NCB chair Lord Robens offered to resign – but only after obtaining assurances from the relevant government minister that his resignation would not be accepted. The NCB offered bereaved families just £50, though this was later raised to £500 in what the Coal Board described as ‘a good offer’.

The public inquiry found,

that the Aberfan disaster could and should have been prevented… the Report which follows tells not of wickedness but of ignorance, ineptitude and a failure in communications. Ignorance on the part of those charged at all levels with the siting, control and daily management of tips; bungling ineptitude on the part of those who had the duty of supervising and directing them; and failure on the part of those having knowledge of the factors which affect tip safety to communicate that knowledge and to see that it was applied.

The report had been given to the NCB ten days before publication, allowing the Board to prepare its ‘spin’ in advance.

The people of Aberfan would likely disagree about the wickedness.


  1. This article makes grim reading. I was a child at the time and reading it distressed me as it brought back the horror of it all. At the time I was not aware of the “wickedness” which lay behind the disaster nor did I know until recently about the way the families were treated and that those responsible escaped prosecution. The terrible thing is that nothing much has changed in the intervening years – the Grenfell families and survivors can attest to that.

  2. Wow, this takes me back. We used to stand near a bus stop in Liverpool (Opposite the CF Mott teacher training college) and collect penny for the guy prior to bonfire night. We, as usual were very successful.We used the money collected to have fireworks in my families large garden and many of the local kids and families joined us for fireworks , bonfire and fire roasted spuds too. On this occasion, after the news of Aberfan, my mum suggested that we send our “penny for the guy” money to the fund established and my Mum and Dad paid for the fireworks we would have otherwise bought with our collected funds. I was always very proud that we had done that, not least matched by the sadness of having to do it !! Another tragedy that could have been avoided if those in authority had listened to the expert residents….

  3. Very sad day and I remember it well watching on tv as the reports came in on our black and white TV…The horror as it unfolded was somthing that stayed with me and helped to solidify my earlier politics and allowed me to look at the slums and poverty all around us and decide that they will not get away with murder of the working-class class again….Little did I know then,and I put my faith in the Labour party.

  4. Thank you for the history Skwawkie. I was aware of this tragedy, but not many of the details you mention. The heroic staff, the anguish of all the survivors and the typical establishment shenanigans.

    I can’t help but think as a parent about the grief that town carried and still does.

    Kudos to the Welsh government too!

  5. The way those poor souls were treated by a nationalised industry…Yet even today we have an inquiry where immunity from prosecution for corporates and has been granted for a disaster that killed the innocent despite persistent warnings.

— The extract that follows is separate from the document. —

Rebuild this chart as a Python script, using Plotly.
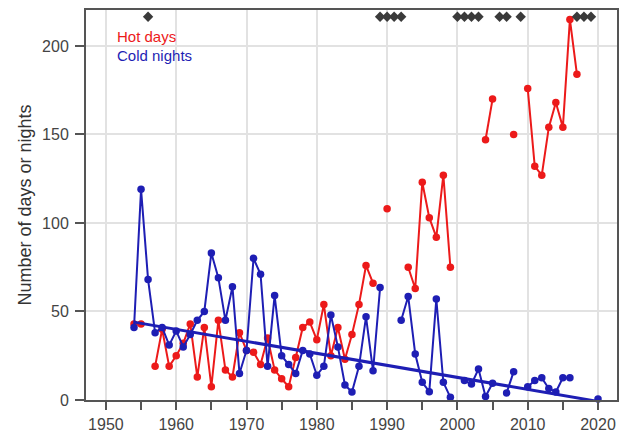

    Nothing much changes (And, for want of a far less inappropriate, and less horrible phrase) Shit still rolls downhill….Always will 😒

  6. As a teenager in 1966 I remember it well , but like other comments here was unaware until relatively recently of the despicable behaviour of the NCB. I was unaware of until today, and totally shocked, to read above that the bereaved were to be interviewed to determine ‘how close they were to their children’. Utterly shameful. As ‘Smartboy’ says, Grenfell and survivors of other incidents since Aberfan would no doubt say little has changed.

  7. I would like to point out the following for the benefit of younger readers or those who would idolise the records of the postwar Labour governments or those who believe nationalisation of the means of production equals socialism:
    (0). All this happened under a Labour government which was directly complicit at least in the inadequate response to this disaster in a nationalised industry.
    (1). Robens was a major figure in the Labour party in almost the entire period of the postwar Labour party prior to 1978.
    (2). In 1969, Robens was selected by Barbara Castle (no less) to chair a committee on workplace health and safety.
    (3). According to an academic source cited by Wikipedia the action of the disaster funder in making “under intolerable pressure” a contribution of £150,000 to cover the cost of removing the tips was “unquestionably unlawful” under charity law – yet the Charity Commission took no action to protect the Fund from this misappropriation of funds.
    The behaviour of the Charity Commission in ignoring its own official purpose for political reasons has not changed one iota.

  8. Listen to Leon Rosselsson’s marvellous song in response: Palaces of Gold. Never in the hit parade, of course, They make sure that’s full of sentimental tosh.

  9. Very sad memories.
    Old fashioned top down bureaucratic nationalised industries (often with the same managers from the private era in control) who didn’t give staff and communities a say and clearly in this case didn’t listen to the community.
    So we need the opposite – democratic public ownership with staff and communities having a say and listened to, not services FOR but services WITH.

  10. Very sad memories.
    And the days of top down, bureaucratic nationalised industries (often with the same managers from the private era in control) and with staff and communities having no say & clearly not listened to in this case.
    Which is why we need democratic public ownership with staff and communities having a say and listened to, services not FOR but WITH.

  11. Bazza makes a very cogent point here, namely that the ‘bureaucratic nationalised industries’ almost always retained the ‘services’ of managers employed by the former owners and that workers and communities were not required to join in whatever debate was had about how these industries were run.

    Shamefully, the former owners themselves could often be found at the highest levels of the Boards set up to run the newly-nationalised industries. You may ask what had really changed. To be sure, it was a change in form only, but not in substance.

    This is why when the privatised industries are re-nationalised, and we must ensure that they are, they MUST be under the democratic control of the workforce and local communities. This is the only way that tragedies like that of Aberfan, which I remember from my teens, can possibly be prevented.